* [Material]

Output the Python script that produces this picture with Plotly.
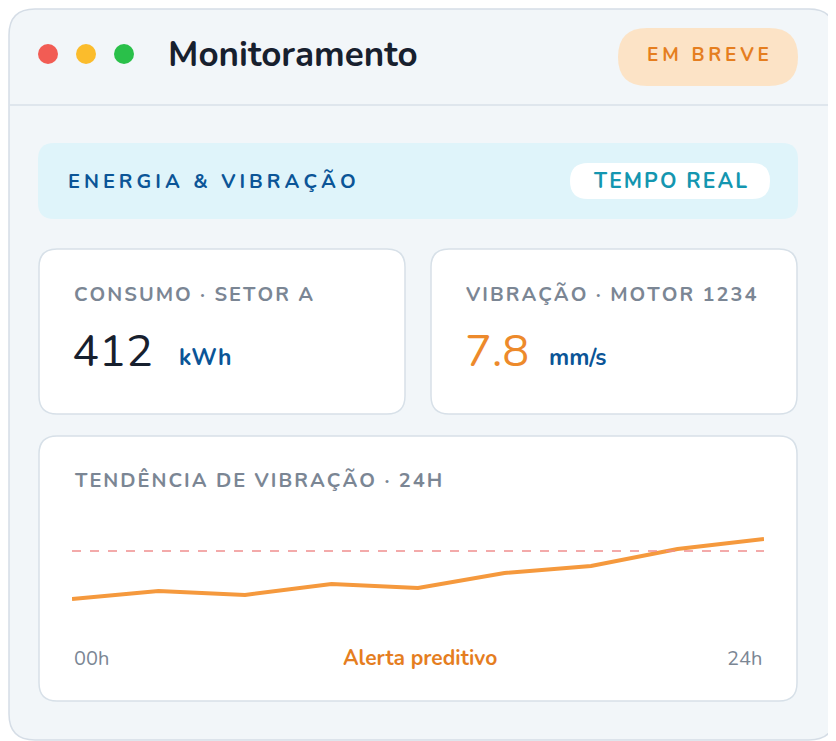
import plotly.graph_objects as go

W, H = 836, 741
OFF = 8  # page body margin
FW, FH = W - OFF, H - OFF

HOURS = ["00h", "03h", "06h", "09h", "12h", "15h", "18h", "21h", "24h"]
VIBRATION = [4.2, 4.68, 4.44, 5.1, 4.86, 5.76, 6.18, 7.2, 7.8]
ALERT_LIMIT = 7.08
CONSUMO_KWH = "412"
VIBRACAO_MMS = "7.8"

FONT = "Nunito, 'Open Sans', 'Noto Sans', sans-serif"
THIN, HAIR = "\u2009", "\u200a"


def px(x):
    return (x - OFF) / FW


def py(y):
    return 1 - (y - OFF) / FH


def spaced(s, sep):
    return sep.join(s)


def rounded(x0, y0, x1, y1, r):
    rx, ry = r / FW, r / FH
    a, b, c, d = px(x0), py(y1), px(x1), py(y0)
    return (f"M{a+rx},{b} L{c-rx},{b} Q{c},{b} {c},{b+ry} L{c},{d-ry} Q{c},{d} {c-rx},{d} "
            f"L{a+rx},{d} Q{a},{d} {a},{d-ry} L{a},{b+ry} Q{a},{b} {a+rx},{b} Z")


shapes = []


def box(x0, y0, x1, y1, r, fill, line=None, width=1.5):
    shapes.append(dict(type="path", path=rounded(x0, y0, x1, y1, r), xref="paper", yref="paper",
                       fillcolor=fill, line=dict(color=line or fill, width=width if line else 0),
                       layer="below"))


box(9, 9, 835, 740, 26, "#f2f6f9", "#d5dde6", 1.5)
shapes.append(dict(type="line", xref="paper", yref="paper", x0=px(10), x1=px(834), y0=py(105), y1=py(105),
                   line=dict(color="#d9e1e8", width=1.5)))
for cx, col in [(48, "#f25c54"), (86, "#fbbc2c"), (124, "#2ac04a")]:
    shapes.append(dict(type="circle", xref="paper", yref="paper", x0=px(cx - 10), x1=px(cx + 10),
                       y0=py(64), y1=py(44), fillcolor=col, line=dict(width=0)))
box(618, 28, 798, 86, 29, "#fce3c6")
box(38, 143, 798, 219, 16, "#dff4fa")
box(570, 163, 770, 199, 18, "#ffffff")
box(39, 249, 405, 414, 18, "#ffffff", "#d7e0e8")
box(431, 249, 797, 414, 18, "#ffffff", "#d7e0e8")
box(39, 436, 797, 701, 18, "#ffffff", "#d7e0e8")

anns = []


def text(x, y, s, size, color, xanchor="left", bold=True):
    t = f"<b>{s}</b>" if bold else s
    anns.append(dict(x=px(x), y=py(y), xref="paper", yref="paper", text=t, showarrow=False,
                     xanchor=xanchor, yanchor="middle",
                     font=dict(family=FONT, size=size, color=color)))


text(166, 55, "Monitoramento", 35, "#17202e")
text(708, 55, spaced("EM BREVE", THIN), 19, "#e57e1f", "center")
text(66, 181, spaced("ENERGIA & VIBRAÇÃO", THIN), 20, "#0b5597")
text(670, 181, spaced("TEMPO REAL", HAIR), 21, "#1496b0", "center")
text(72, 294, spaced("CONSUMO · SETOR A", HAIR), 20, "#7b8694")
text(70, 352, CONSUMO_KWH, 45, "#17202e", bold=False)
text(177, 358, "kWh", 23, "#0b5597")
text(464, 294, spaced("VIBRAÇÃO · MOTOR 1234", HAIR), 20, "#7b8694")
text(463, 352, VIBRACAO_MMS, 45, "#ed8a2b", bold=False)
text(547, 358, "mm/s", 23, "#0b5597")
text(72, 480, spaced("TENDÊNCIA DE VIBRAÇÃO · 24H", HAIR), 20, "#7b8694")
text(72, 658, HOURS[0], 20, "#7b8694", bold=False)
text(764, 658, HOURS[-1], 20, "#7b8694", "right", bold=False)
text(420, 658, "Alerta preditivo", 21, "#e57e1f", "center")

fig = go.Figure(go.Scatter(x=HOURS, y=VIBRATION, mode="lines",
                           line=dict(color="#f5993d", width=4), hoverinfo="skip"))
shapes.append(dict(type="line", xref="x domain", yref="y", x0=0, x1=1, y0=ALERT_LIMIT, y1=ALERT_LIMIT,
                   line=dict(color="#ef8f8f", width=1.5, dash="dash")))

fig.update_layout(
    width=FW, height=FH, margin=dict(l=0, r=0, t=0, b=0),
    paper_bgcolor="#ffffff", plot_bgcolor="rgba(0,0,0,0)", showlegend=False,
    xaxis=dict(domain=[px(72), px(764)], visible=False, range=[0, len(HOURS) - 1],
               type="category", fixedrange=True),
    yaxis=dict(domain=[py(620), py(520)], visible=False, range=[2.94, 8.94], fixedrange=True),
    shapes=shapes, annotations=anns,
)
fig.write_html("out.html")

* [Your goal] Exclude every picture and copy the remaining data exactly.

* [Answer to this exercise]
Output the Python script that produces this picture with Plotly.
import plotly.graph_objects as go

W, H = 836, 741
OFF = 8  # page body margin
FW, FH = W - OFF, H - OFF

HOURS = ["00h", "03h", "06h", "09h", "12h", "15h", "18h", "21h", "24h"]
VIBRATION = [4.2, 4.68, 4.44, 5.1, 4.86, 5.76, 6.18, 7.2, 7.8]
ALERT_LIMIT = 7.08
CONSUMO_KWH = "412"
VIBRACAO_MMS = "7.8"

FONT = "Nunito, 'Open Sans', 'Noto Sans', sans-serif"
THIN, HAIR = "\u2009", "\u200a"


def px(x):
    return (x - OFF) / FW


def py(y):
    return 1 - (y - OFF) / FH


def spaced(s, sep):
    return sep.join(s)


def rounded(x0, y0, x1, y1, r):
    rx, ry = r / FW, r / FH
    a, b, c, d = px(x0), py(y1), px(x1), py(y0)
    return (f"M{a+rx},{b} L{c-rx},{b} Q{c},{b} {c},{b+ry} L{c},{d-ry} Q{c},{d} {c-rx},{d} "
            f"L{a+rx},{d} Q{a},{d} {a},{d-ry} L{a},{b+ry} Q{a},{b} {a+rx},{b} Z")


shapes = []


def box(x0, y0, x1, y1, r, fill, line=None, width=1.5):
    shapes.append(dict(type="path", path=rounded(x0, y0, x1, y1, r), xref="paper", yref="paper",
                       fillcolor=fill, line=dict(color=line or fill, width=width if line else 0),
                       layer="below"))


box(9, 9, 835, 740, 26, "#f2f6f9", "#d5dde6", 1.5)
shapes.append(dict(type="line", xref="paper", yref="paper", x0=px(10), x1=px(834), y0=py(105), y1=py(105),
                   line=dict(color="#d9e1e8", width=1.5)))
for cx, col in [(48, "#f25c54"), (86, "#fbbc2c"), (124, "#2ac04a")]:
    shapes.append(dict(type="circle", xref="paper", yref="paper", x0=px(cx - 10), x1=px(cx + 10),
                       y0=py(64), y1=py(44), fillcolor=col, line=dict(width=0)))
box(618, 28, 798, 86, 29, "#fce3c6")
box(38, 143, 798, 219, 16, "#dff4fa")
box(570, 163, 770, 199, 18, "#ffffff")
box(39, 249, 405, 414, 18, "#ffffff", "#d7e0e8")
box(431, 249, 797, 414, 18, "#ffffff", "#d7e0e8")
box(39, 436, 797, 701, 18, "#ffffff", "#d7e0e8")

anns = []


def text(x, y, s, size, color, xanchor="left", bold=True):
    t = f"<b>{s}</b>" if bold else s
    anns.append(dict(x=px(x), y=py(y), xref="paper", yref="paper", text=t, showarrow=False,
                     xanchor=xanchor, yanchor="middle",
                     font=dict(family=FONT, size=size, color=color)))


text(166, 55, "Monitoramento", 35, "#17202e")
text(708, 55, spaced("EM BREVE", THIN), 19, "#e57e1f", "center")
text(66, 181, spaced("ENERGIA & VIBRAÇÃO", THIN), 20, "#0b5597")
text(670, 181, spaced("TEMPO REAL", HAIR), 21, "#1496b0", "center")
text(72, 294, spaced("CONSUMO · SETOR A", HAIR), 20, "#7b8694")
text(70, 352, CONSUMO_KWH, 45, "#17202e", bold=False)
text(177, 358, "kWh", 23, "#0b5597")
text(464, 294, spaced("VIBRAÇÃO · MOTOR 1234", HAIR), 20, "#7b8694")
text(463, 352, VIBRACAO_MMS, 45, "#ed8a2b", bold=False)
text(547, 358, "mm/s", 23, "#0b5597")
text(72, 480, spaced("TENDÊNCIA DE VIBRAÇÃO · 24H", HAIR), 20, "#7b8694")
text(72, 658, HOURS[0], 20, "#7b8694", bold=False)
text(764, 658, HOURS[-1], 20, "#7b8694", "right", bold=False)
text(420, 658, "Alerta preditivo", 21, "#e57e1f", "center")

fig = go.Figure(go.Scatter(x=HOURS, y=VIBRATION, mode="lines",
                           line=dict(color="#f5993d", width=4), hoverinfo="skip"))
shapes.append(dict(type="line", xref="x domain", yref="y", x0=0, x1=1, y0=ALERT_LIMIT, y1=ALERT_LIMIT,
                   line=dict(color="#ef8f8f", width=1.5, dash="dash")))

fig.update_layout(
    width=FW, height=FH, margin=dict(l=0, r=0, t=0, b=0),
    paper_bgcolor="#ffffff", plot_bgcolor="rgba(0,0,0,0)", showlegend=False,
    xaxis=dict(domain=[px(72), px(764)], visible=False, range=[0, len(HOURS) - 1],
               type="category", fixedrange=True),
    yaxis=dict(domain=[py(620), py(520)], visible=False, range=[2.94, 8.94], fixedrange=True),
    shapes=shapes, annotations=anns,
)
fig.write_html("out.html")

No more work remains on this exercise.